Of all the things that annoy me about professional golf and the way it’s covered on TV – and believe me, there are quite a few – I reckon the flood of statistics is probably the most irritating. Sure, stats can be useful, but the old adage ‘you can prove anything with statistics’ is largely true; and especially so with the rankings of ‘hardest holes’ that TV presenters so love.
‘This hole is playing the fifth easiest on the course today’ is the kind of tripe we are constantly subjected to while watching golf on TV. And it’s completely meaningless – because in competitive golf of any kind, whether it’s the US Open or me against my Dad for the first round in the clubhouse, you don’t play the golf course. You play your opponent. A hole can be easy or hard from a personal perspective – what golfer doesn’t have a few holes that, no matter how often he plays them, he always seems to mess up? – or harder for me than for you, perhaps because its left to right dogleg better suits your fade than my draw. But in isolation, no hole is either easy or hard.
Things are even more farcical now the golfing powers that be have hit upon the idea of changing holes’ par for tournament play. If you take a 510 yard hole and call it a par four, does the hole change in any way? In the end, players will take three, four, five or more shots to complete the hole, just as they did before. And those who take fewer will gain ground on the field. End of story.

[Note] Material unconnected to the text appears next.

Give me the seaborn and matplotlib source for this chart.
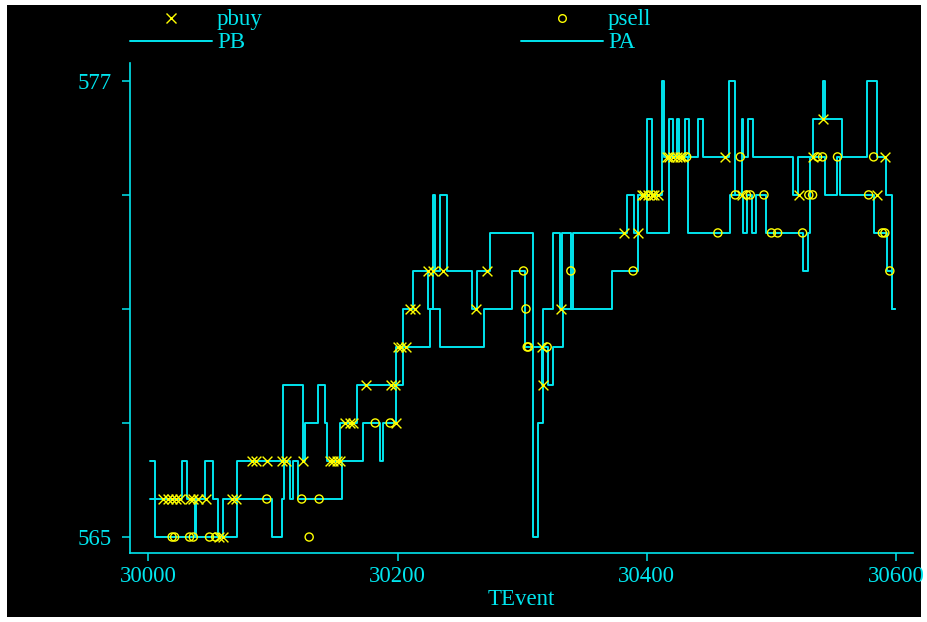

I accept that, at professional level especially, there is probably a degree of psychological impact. Par does affect how players, elite players especially, attack a hole. But in the end, the score’s the score, and the lowest score wins.
The real measure of the strength of golf holes is the spread of scores. Based on the untouchable principle that lowest score wins, the most effective holes are those that create separation among the field. A hole where virtually everyone makes a four or a five is probably not that great; one where there is a great range of numbers, both high and low, is doing its job.